For women in the UK, the balance is shifting from ‘why start a business’ to ‘why not’?
A recent study has revealed that the number of female entrepreneurs is rising three times faster than the rate for men. Nowadays, women don’t see being female as any barrier to starting their own business! New technology means that other barriers to enterprise are falling fast too.
Here are six good reasons to get moving with your entrepreneurial plans right now:
1. You can start up your business and run it in ‘beta’ mode
Beta means starting, quietly, in test mode. In fact every business should run for a period in beta. As they say, no business plan survives contact with the first customer. You can be struck with a brilliant business idea, but it is highly unlikely that every aspect will be perfectly correct first time. Starting in beta allows you to start quickly and evolve as you discover, through trial and error, exactly what your customers want.
2. You can start in your spare time
There has been a lot of macho clap-trap aired over the years about the level of commitment you need to make to a new business. How often have you heard that entrepreneurs need to give a new business 24 hours a day, seven days a week. Or, that the entrepreneur has to be ready to risk everything to get that new business idea to fly.
Look around you. There are lots of businesses that operate from ‘5 to 9’ rather than from ‘9 from 5.’ For example, Radha Vyas worked in the evenings for a year to get her boutique adventure travel company, The Flash Pack, off the ground. 9-5 she continued to hold down a day job. And there are lots of businesses that operate from 9.30 to 2.30, to fit in with school hours.
3. You can start a business with very little money
It is quite possible to start a business with no money at all. Review your skills, experience and the resources you have to hand and you may find that you already have something to sell. New technology means you could market and start selling for almost no investment. The new sharing economy has opened up reams of possibilities. Online platforms like peopleperhour, AirBnB and etsy can connect you with a market for your skills, creativity or spare room.
4. You can set-up a business very quickly
You can set up a business in a single day if you have done your research and lined your ducks up in a row. Have a look at this article on setting up a business in a day that breaks the start-up process down into seven steps.
There’s an abundance of online tools available today that will support you in setting up your own business from how-to guides to online lessons for example information on how to get funding or forecast cash flow.
5. You don’t need to leave the house
Home-based working is at its highest level in the UK since records began. In fact most new businesses start from home.

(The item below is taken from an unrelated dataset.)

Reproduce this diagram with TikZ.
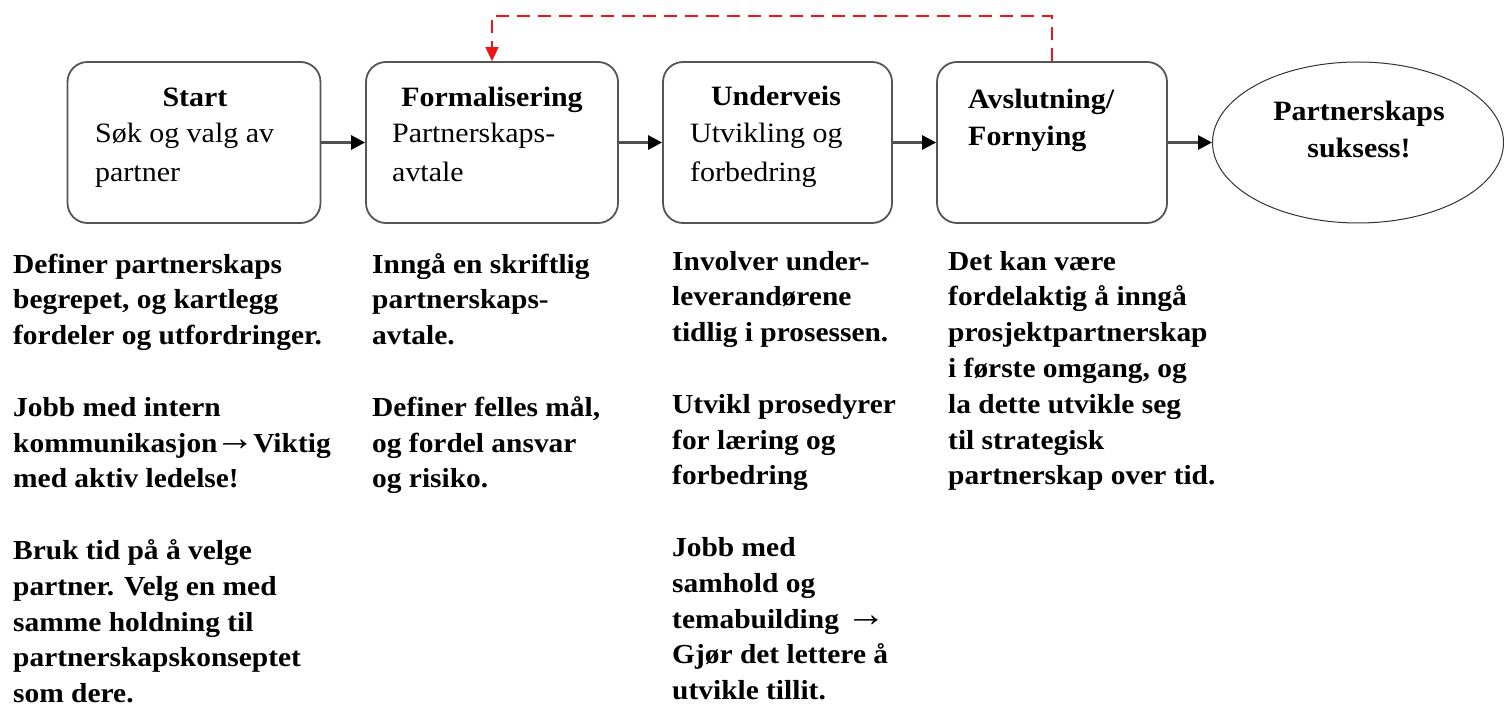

Cloud computing means that you can easily work with others and communicate from anywhere. If you have a reasonable broadband connection, it doesn’t matter where you are based. Home-based businesses are creating their own colleague communities through social media connections and local networking and co-working meetups.
6. If not now, when?
The musician Sting was asked recently to define creativity. Interestingly, he did not define it as ‘having great ideas’ or ‘shaping ideas into deliverable packages’. For Sting, creativity starts when you expose your ideas to the public – when you get past your sense of vulnerability and risk ridicule.
You are not being creative if your ideas are not exposed and tested. So when are you going to take that leap?